The Weaver of Fate, 246 words
Jace tore the bandage off his shoulder and looked into the mirror. The spider stared right back.
The tribal tattoo covered the top left quarter of his warm brown back and had spilled his blood and marked his body. He hoped the gesture would appease the eight-legged weaver of fate. Because, clearly, he’d done something to piss her off.
Jace splashed cool water on his face. He wore his grief and exhaustion like a mantle. His brother’s suicide. His cousin’s murder. His grandmother’s soon-to-be-fatal diabetes. When was it going to be enough?
He shrugged his shirt on over the seeping ink and freed his iron-straight black hair from its ponytail. Just as the spider could break the web of connectedness between people, she could create it. He would just have to have faith.
“Can you do a spider?” came a muffled female voice.
Jace flew out of the bathroom and into the lobby of the tattoo parlor. She glanced over her shoulder when the door clicked behind him. Their eyes met. Flashed. Caressed. Connected.
“Why a spider?” Jace asked in a strained voice.
Her brow furrowed, then she grinned. “Because the spider is the weaver of all things. Her web connects us to something bigger.”
He nodded as his heart knit together in the presence of its soul mate. The relief was so enormous it nearly brought him to his knees. His sacrifices were finally enough. At long last, the weaver of fate smiled on him.
It was actually a lot of fun, and very interesting to try to tell a story in less than 250 words. It forces you to focus on THE story, THE main conflict. Give flash fiction a try, and let me know what you think!
Thanks for reading,
PS--naelany threw down a challenge, and I just couldn't pass it up! Her terms: 100 words exactly (gulp!) and use the word "petal." How'd I do?:
The cherry tree’s pink petals danced like snowflakes to the ground. They provided her solace, life in a field of death.

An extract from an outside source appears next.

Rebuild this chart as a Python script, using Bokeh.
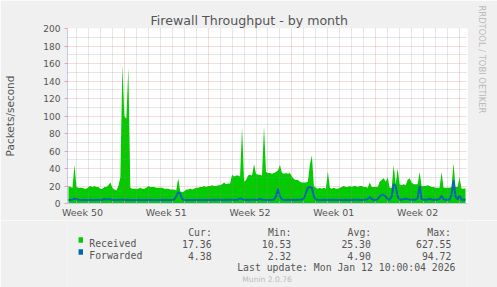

The woman knelt. Brushed blossoms off block letters. You should be able to see the name, she thought. She pulled the dead stems out of the cup. Slid the new bouquet in. Fluffed it. Hoped it mattered.
But how could it?
How could flowers, even the ones from the flowering tree that had made her choose this plot for her mother, ever be enough to say, I love you, I miss you, My heart breaks that you’re not here?